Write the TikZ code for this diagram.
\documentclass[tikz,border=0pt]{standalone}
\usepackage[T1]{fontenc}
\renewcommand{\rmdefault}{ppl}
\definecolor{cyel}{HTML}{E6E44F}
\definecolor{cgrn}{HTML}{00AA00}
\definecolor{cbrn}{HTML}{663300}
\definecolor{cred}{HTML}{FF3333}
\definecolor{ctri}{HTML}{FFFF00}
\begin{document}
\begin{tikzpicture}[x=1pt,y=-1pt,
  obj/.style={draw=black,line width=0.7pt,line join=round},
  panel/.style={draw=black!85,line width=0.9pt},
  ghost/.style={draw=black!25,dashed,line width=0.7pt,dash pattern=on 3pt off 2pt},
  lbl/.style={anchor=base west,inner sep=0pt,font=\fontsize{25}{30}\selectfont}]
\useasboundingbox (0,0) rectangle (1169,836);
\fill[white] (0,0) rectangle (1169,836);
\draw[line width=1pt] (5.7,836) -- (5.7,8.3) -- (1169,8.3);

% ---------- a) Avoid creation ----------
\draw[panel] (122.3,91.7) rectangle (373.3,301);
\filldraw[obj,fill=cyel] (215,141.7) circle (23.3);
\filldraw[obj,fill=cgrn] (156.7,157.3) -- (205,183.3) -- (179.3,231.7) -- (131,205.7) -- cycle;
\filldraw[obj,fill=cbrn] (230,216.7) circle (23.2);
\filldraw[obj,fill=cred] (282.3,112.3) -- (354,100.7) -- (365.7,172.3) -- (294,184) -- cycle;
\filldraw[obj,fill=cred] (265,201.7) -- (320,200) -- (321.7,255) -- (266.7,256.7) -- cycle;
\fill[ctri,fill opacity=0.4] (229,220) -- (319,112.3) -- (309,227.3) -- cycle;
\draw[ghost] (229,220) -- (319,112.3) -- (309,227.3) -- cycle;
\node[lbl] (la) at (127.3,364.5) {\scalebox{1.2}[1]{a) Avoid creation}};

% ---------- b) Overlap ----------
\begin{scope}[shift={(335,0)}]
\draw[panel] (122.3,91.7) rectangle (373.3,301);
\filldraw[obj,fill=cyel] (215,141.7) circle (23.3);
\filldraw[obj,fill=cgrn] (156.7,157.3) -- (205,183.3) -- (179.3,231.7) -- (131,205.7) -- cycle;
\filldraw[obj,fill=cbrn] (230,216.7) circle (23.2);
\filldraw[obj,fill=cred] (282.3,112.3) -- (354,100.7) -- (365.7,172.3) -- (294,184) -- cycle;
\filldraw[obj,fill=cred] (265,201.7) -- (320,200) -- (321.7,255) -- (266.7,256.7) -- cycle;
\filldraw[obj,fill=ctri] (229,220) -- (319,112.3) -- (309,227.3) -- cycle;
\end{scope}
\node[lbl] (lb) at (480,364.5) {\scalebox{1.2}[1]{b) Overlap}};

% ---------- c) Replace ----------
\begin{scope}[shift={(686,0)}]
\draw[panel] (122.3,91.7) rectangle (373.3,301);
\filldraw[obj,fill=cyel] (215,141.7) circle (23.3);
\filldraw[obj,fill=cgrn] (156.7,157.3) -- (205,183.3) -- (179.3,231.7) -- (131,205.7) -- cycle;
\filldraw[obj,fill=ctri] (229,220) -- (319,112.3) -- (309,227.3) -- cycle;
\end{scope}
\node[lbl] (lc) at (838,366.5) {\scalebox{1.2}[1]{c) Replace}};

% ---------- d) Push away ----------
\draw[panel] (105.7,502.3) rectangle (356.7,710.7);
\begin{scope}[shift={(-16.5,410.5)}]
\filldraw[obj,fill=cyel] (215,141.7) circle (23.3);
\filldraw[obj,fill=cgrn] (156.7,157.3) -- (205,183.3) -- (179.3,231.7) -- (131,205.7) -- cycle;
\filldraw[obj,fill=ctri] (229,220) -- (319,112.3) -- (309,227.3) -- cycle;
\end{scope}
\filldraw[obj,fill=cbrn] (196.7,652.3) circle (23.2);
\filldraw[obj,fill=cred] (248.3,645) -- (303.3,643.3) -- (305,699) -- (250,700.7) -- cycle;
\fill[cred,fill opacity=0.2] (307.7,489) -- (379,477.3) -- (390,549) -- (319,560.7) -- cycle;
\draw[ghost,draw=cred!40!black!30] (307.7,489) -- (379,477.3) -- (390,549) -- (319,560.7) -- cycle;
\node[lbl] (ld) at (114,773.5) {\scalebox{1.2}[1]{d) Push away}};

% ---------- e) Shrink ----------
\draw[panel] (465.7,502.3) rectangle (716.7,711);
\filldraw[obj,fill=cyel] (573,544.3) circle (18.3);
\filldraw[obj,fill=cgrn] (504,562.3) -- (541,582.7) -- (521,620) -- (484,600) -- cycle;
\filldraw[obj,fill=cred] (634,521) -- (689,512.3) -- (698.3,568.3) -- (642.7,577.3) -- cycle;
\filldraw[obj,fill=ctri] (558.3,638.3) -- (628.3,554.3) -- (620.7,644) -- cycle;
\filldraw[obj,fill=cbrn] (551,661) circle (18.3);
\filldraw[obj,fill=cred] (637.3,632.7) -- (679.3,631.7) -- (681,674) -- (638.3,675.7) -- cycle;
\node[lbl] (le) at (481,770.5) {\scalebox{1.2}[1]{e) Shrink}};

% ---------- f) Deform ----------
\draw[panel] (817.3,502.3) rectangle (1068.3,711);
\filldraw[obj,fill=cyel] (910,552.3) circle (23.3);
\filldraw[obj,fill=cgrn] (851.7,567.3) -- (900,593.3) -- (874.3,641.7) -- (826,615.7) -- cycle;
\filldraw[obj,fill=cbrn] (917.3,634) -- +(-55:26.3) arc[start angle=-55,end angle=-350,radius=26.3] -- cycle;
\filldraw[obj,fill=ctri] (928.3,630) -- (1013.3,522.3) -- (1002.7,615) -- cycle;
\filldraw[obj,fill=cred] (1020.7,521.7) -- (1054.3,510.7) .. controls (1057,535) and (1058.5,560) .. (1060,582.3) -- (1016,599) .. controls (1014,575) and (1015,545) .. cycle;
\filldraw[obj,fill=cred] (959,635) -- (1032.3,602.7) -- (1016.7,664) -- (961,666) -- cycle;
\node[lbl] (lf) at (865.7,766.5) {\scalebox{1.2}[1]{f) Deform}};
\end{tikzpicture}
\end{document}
------------------------------------------------------------------------
[Task to carry out] Give an exact repetition of all the material.

[Written solution]
Write the TikZ code for this diagram.
\documentclass[tikz,border=0pt]{standalone}
\usepackage[T1]{fontenc}
\renewcommand{\rmdefault}{ppl}
\definecolor{cyel}{HTML}{E6E44F}
\definecolor{cgrn}{HTML}{00AA00}
\definecolor{cbrn}{HTML}{663300}
\definecolor{cred}{HTML}{FF3333}
\definecolor{ctri}{HTML}{FFFF00}
\begin{document}
\begin{tikzpicture}[x=1pt,y=-1pt,
  obj/.style={draw=black,line width=0.7pt,line join=round},
  panel/.style={draw=black!85,line width=0.9pt},
  ghost/.style={draw=black!25,dashed,line width=0.7pt,dash pattern=on 3pt off 2pt},
  lbl/.style={anchor=base west,inner sep=0pt,font=\fontsize{25}{30}\selectfont}]
\useasboundingbox (0,0) rectangle (1169,836);
\fill[white] (0,0) rectangle (1169,836);
\draw[line width=1pt] (5.7,836) -- (5.7,8.3) -- (1169,8.3);

% ---------- a) Avoid creation ----------
\draw[panel] (122.3,91.7) rectangle (373.3,301);
\filldraw[obj,fill=cyel] (215,141.7) circle (23.3);
\filldraw[obj,fill=cgrn] (156.7,157.3) -- (205,183.3) -- (179.3,231.7) -- (131,205.7) -- cycle;
\filldraw[obj,fill=cbrn] (230,216.7) circle (23.2);
\filldraw[obj,fill=cred] (282.3,112.3) -- (354,100.7) -- (365.7,172.3) -- (294,184) -- cycle;
\filldraw[obj,fill=cred] (265,201.7) -- (320,200) -- (321.7,255) -- (266.7,256.7) -- cycle;
\fill[ctri,fill opacity=0.4] (229,220) -- (319,112.3) -- (309,227.3) -- cycle;
\draw[ghost] (229,220) -- (319,112.3) -- (309,227.3) -- cycle;
\node[lbl] (la) at (127.3,364.5) {\scalebox{1.2}[1]{a) Avoid creation}};

% ---------- b) Overlap ----------
\begin{scope}[shift={(335,0)}]
\draw[panel] (122.3,91.7) rectangle (373.3,301);
\filldraw[obj,fill=cyel] (215,141.7) circle (23.3);
\filldraw[obj,fill=cgrn] (156.7,157.3) -- (205,183.3) -- (179.3,231.7) -- (131,205.7) -- cycle;
\filldraw[obj,fill=cbrn] (230,216.7) circle (23.2);
\filldraw[obj,fill=cred] (282.3,112.3) -- (354,100.7) -- (365.7,172.3) -- (294,184) -- cycle;
\filldraw[obj,fill=cred] (265,201.7) -- (320,200) -- (321.7,255) -- (266.7,256.7) -- cycle;
\filldraw[obj,fill=ctri] (229,220) -- (319,112.3) -- (309,227.3) -- cycle;
\end{scope}
\node[lbl] (lb) at (480,364.5) {\scalebox{1.2}[1]{b) Overlap}};

% ---------- c) Replace ----------
\begin{scope}[shift={(686,0)}]
\draw[panel] (122.3,91.7) rectangle (373.3,301);
\filldraw[obj,fill=cyel] (215,141.7) circle (23.3);
\filldraw[obj,fill=cgrn] (156.7,157.3) -- (205,183.3) -- (179.3,231.7) -- (131,205.7) -- cycle;
\filldraw[obj,fill=ctri] (229,220) -- (319,112.3) -- (309,227.3) -- cycle;
\end{scope}
\node[lbl] (lc) at (838,366.5) {\scalebox{1.2}[1]{c) Replace}};

% ---------- d) Push away ----------
\draw[panel] (105.7,502.3) rectangle (356.7,710.7);
\begin{scope}[shift={(-16.5,410.5)}]
\filldraw[obj,fill=cyel] (215,141.7) circle (23.3);
\filldraw[obj,fill=cgrn] (156.7,157.3) -- (205,183.3) -- (179.3,231.7) -- (131,205.7) -- cycle;
\filldraw[obj,fill=ctri] (229,220) -- (319,112.3) -- (309,227.3) -- cycle;
\end{scope}
\filldraw[obj,fill=cbrn] (196.7,652.3) circle (23.2);
\filldraw[obj,fill=cred] (248.3,645) -- (303.3,643.3) -- (305,699) -- (250,700.7) -- cycle;
\fill[cred,fill opacity=0.2] (307.7,489) -- (379,477.3) -- (390,549) -- (319,560.7) -- cycle;
\draw[ghost,draw=cred!40!black!30] (307.7,489) -- (379,477.3) -- (390,549) -- (319,560.7) -- cycle;
\node[lbl] (ld) at (114,773.5) {\scalebox{1.2}[1]{d) Push away}};

% ---------- e) Shrink ----------
\draw[panel] (465.7,502.3) rectangle (716.7,711);
\filldraw[obj,fill=cyel] (573,544.3) circle (18.3);
\filldraw[obj,fill=cgrn] (504,562.3) -- (541,582.7) -- (521,620) -- (484,600) -- cycle;
\filldraw[obj,fill=cred] (634,521) -- (689,512.3) -- (698.3,568.3) -- (642.7,577.3) -- cycle;
\filldraw[obj,fill=ctri] (558.3,638.3) -- (628.3,554.3) -- (620.7,644) -- cycle;
\filldraw[obj,fill=cbrn] (551,661) circle (18.3);
\filldraw[obj,fill=cred] (637.3,632.7) -- (679.3,631.7) -- (681,674) -- (638.3,675.7) -- cycle;
\node[lbl] (le) at (481,770.5) {\scalebox{1.2}[1]{e) Shrink}};

% ---------- f) Deform ----------
\draw[panel] (817.3,502.3) rectangle (1068.3,711);
\filldraw[obj,fill=cyel] (910,552.3) circle (23.3);
\filldraw[obj,fill=cgrn] (851.7,567.3) -- (900,593.3) -- (874.3,641.7) -- (826,615.7) -- cycle;
\filldraw[obj,fill=cbrn] (917.3,634) -- +(-55:26.3) arc[start angle=-55,end angle=-350,radius=26.3] -- cycle;
\filldraw[obj,fill=ctri] (928.3,630) -- (1013.3,522.3) -- (1002.7,615) -- cycle;
\filldraw[obj,fill=cred] (1020.7,521.7) -- (1054.3,510.7) .. controls (1057,535) and (1058.5,560) .. (1060,582.3) -- (1016,599) .. controls (1014,575) and (1015,545) .. cycle;
\filldraw[obj,fill=cred] (959,635) -- (1032.3,602.7) -- (1016.7,664) -- (961,666) -- cycle;
\node[lbl] (lf) at (865.7,766.5) {\scalebox{1.2}[1]{f) Deform}};
\end{tikzpicture}
\end{document}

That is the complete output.